### JOB
Shown below is a listing with pictures; reproduce exactly, and only, the lines between the ones containing "Recreate this image" and "const rightName = 'Ash", inclusive, leaving the pictures out.

### SUPPLIED RECORDS
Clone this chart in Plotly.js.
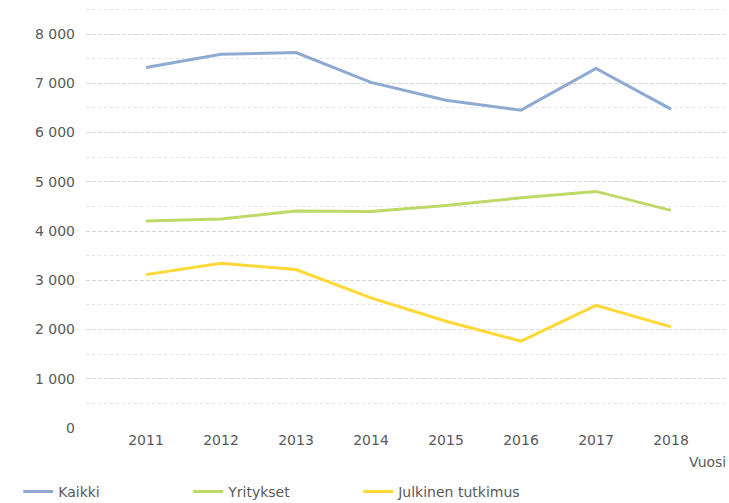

---

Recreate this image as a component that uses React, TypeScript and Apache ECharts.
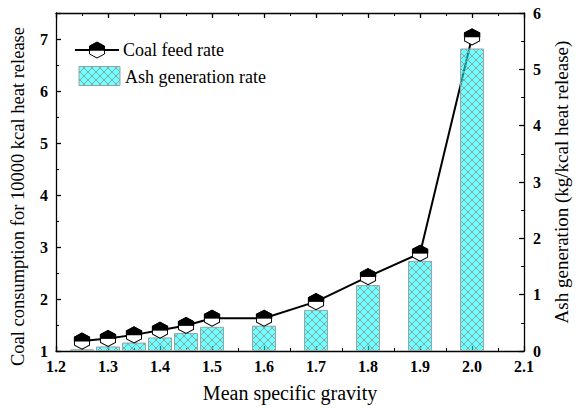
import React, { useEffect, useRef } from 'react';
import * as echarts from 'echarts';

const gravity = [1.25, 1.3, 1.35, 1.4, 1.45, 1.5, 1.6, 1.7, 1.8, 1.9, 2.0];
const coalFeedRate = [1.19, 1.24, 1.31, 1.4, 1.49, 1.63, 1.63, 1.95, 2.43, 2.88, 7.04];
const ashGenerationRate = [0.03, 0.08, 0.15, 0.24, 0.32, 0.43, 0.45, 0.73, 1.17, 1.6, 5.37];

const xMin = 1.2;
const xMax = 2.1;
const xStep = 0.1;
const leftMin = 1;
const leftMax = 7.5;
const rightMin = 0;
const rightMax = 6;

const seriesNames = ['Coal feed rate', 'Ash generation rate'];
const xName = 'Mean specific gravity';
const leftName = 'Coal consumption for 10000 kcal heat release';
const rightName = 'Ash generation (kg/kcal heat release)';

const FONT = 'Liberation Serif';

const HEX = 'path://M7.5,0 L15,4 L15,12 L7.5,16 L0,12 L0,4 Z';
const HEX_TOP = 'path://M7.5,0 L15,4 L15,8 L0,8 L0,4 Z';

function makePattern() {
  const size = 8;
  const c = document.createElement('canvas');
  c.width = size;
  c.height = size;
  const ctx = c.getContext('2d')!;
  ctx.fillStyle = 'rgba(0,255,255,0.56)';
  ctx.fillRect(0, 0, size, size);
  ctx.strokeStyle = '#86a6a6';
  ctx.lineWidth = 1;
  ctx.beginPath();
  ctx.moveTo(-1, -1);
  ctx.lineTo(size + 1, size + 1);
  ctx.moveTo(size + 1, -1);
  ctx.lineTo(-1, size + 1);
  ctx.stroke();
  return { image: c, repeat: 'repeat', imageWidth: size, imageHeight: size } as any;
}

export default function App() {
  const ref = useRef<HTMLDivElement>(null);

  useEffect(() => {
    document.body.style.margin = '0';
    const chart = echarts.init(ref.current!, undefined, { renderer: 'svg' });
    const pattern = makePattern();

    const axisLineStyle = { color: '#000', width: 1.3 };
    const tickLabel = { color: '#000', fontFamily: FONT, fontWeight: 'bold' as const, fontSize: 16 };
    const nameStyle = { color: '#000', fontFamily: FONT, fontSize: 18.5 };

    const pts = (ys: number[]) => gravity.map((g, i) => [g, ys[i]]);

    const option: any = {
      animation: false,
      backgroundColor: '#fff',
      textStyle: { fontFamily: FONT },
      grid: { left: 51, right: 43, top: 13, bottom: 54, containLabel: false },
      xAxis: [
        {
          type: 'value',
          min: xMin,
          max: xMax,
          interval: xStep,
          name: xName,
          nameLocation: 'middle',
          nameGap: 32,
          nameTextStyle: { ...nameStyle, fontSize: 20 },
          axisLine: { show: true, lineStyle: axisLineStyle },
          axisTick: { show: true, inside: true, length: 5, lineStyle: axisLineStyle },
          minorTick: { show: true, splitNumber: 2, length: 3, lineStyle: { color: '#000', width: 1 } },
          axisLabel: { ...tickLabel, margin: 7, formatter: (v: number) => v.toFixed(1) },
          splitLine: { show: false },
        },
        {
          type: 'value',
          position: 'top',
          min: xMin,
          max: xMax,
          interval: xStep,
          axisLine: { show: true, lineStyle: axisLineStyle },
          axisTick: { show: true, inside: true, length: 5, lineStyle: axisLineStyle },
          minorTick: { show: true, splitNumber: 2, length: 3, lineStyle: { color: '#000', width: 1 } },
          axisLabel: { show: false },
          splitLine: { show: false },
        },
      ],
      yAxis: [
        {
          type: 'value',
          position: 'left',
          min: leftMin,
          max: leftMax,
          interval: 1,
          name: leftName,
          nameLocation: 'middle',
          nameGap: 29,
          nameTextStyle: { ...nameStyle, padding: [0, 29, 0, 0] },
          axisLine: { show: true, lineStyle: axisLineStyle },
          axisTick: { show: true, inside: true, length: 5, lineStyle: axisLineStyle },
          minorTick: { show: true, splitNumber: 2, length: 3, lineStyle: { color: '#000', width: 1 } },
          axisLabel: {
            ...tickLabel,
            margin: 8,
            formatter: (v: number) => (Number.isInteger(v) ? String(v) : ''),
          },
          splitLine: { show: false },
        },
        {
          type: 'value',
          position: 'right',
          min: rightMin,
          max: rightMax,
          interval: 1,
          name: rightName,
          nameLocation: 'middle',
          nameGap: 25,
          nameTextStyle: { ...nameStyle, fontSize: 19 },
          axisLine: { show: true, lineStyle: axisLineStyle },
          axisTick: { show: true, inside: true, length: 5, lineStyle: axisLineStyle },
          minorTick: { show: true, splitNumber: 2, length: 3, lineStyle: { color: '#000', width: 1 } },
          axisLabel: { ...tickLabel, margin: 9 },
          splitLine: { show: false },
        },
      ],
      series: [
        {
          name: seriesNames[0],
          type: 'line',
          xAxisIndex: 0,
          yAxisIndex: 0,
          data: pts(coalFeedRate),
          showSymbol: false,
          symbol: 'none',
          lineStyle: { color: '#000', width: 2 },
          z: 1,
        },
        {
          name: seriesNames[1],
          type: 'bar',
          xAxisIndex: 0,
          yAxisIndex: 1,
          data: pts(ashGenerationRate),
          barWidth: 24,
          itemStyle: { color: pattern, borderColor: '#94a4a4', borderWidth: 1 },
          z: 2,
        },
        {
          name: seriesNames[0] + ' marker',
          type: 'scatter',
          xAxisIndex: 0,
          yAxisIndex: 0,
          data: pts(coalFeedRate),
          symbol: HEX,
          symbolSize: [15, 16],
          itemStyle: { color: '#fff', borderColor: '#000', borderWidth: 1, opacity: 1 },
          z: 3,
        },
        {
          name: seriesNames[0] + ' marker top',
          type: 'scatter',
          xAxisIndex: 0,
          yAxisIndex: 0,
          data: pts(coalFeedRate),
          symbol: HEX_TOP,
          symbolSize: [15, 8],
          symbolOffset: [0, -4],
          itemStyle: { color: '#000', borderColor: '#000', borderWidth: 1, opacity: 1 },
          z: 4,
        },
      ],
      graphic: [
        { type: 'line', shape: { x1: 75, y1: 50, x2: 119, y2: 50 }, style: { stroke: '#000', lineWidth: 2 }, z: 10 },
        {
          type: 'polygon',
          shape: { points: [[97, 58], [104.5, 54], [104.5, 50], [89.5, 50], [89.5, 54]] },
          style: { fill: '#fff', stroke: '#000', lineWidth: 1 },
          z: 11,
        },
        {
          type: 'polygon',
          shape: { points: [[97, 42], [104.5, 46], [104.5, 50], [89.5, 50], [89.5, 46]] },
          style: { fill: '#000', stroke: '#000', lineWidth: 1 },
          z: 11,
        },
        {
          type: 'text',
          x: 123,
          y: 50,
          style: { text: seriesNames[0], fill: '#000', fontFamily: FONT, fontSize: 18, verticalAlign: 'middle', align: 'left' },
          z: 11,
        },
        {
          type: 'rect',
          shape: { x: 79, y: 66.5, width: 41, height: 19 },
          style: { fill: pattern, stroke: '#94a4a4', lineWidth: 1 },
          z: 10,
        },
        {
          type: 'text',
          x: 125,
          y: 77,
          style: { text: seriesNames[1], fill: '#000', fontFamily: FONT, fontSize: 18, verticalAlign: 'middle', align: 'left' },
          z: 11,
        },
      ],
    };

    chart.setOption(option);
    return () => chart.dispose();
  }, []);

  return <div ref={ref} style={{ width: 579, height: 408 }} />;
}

### SOLUTION FOR THIS TASK
Recreate this image as a component that uses React, TypeScript and Apache ECharts.
import React, { useEffect, useRef } from 'react';
import * as echarts from 'echarts';

const gravity = [1.25, 1.3, 1.35, 1.4, 1.45, 1.5, 1.6, 1.7, 1.8, 1.9, 2.0];
const coalFeedRate = [1.19, 1.24, 1.31, 1.4, 1.49, 1.63, 1.63, 1.95, 2.43, 2.88, 7.04];
const ashGenerationRate = [0.03, 0.08, 0.15, 0.24, 0.32, 0.43, 0.45, 0.73, 1.17, 1.6, 5.37];

const xMin = 1.2;
const xMax = 2.1;
const xStep = 0.1;
const leftMin = 1;
const leftMax = 7.5;
const rightMin = 0;
const rightMax = 6;

const seriesNames = ['Coal feed rate', 'Ash generation rate'];
const xName = 'Mean specific gravity';
const leftName = 'Coal consumption for 10000 kcal heat release';
const rightName = 'Ash generation (kg/kcal heat release)';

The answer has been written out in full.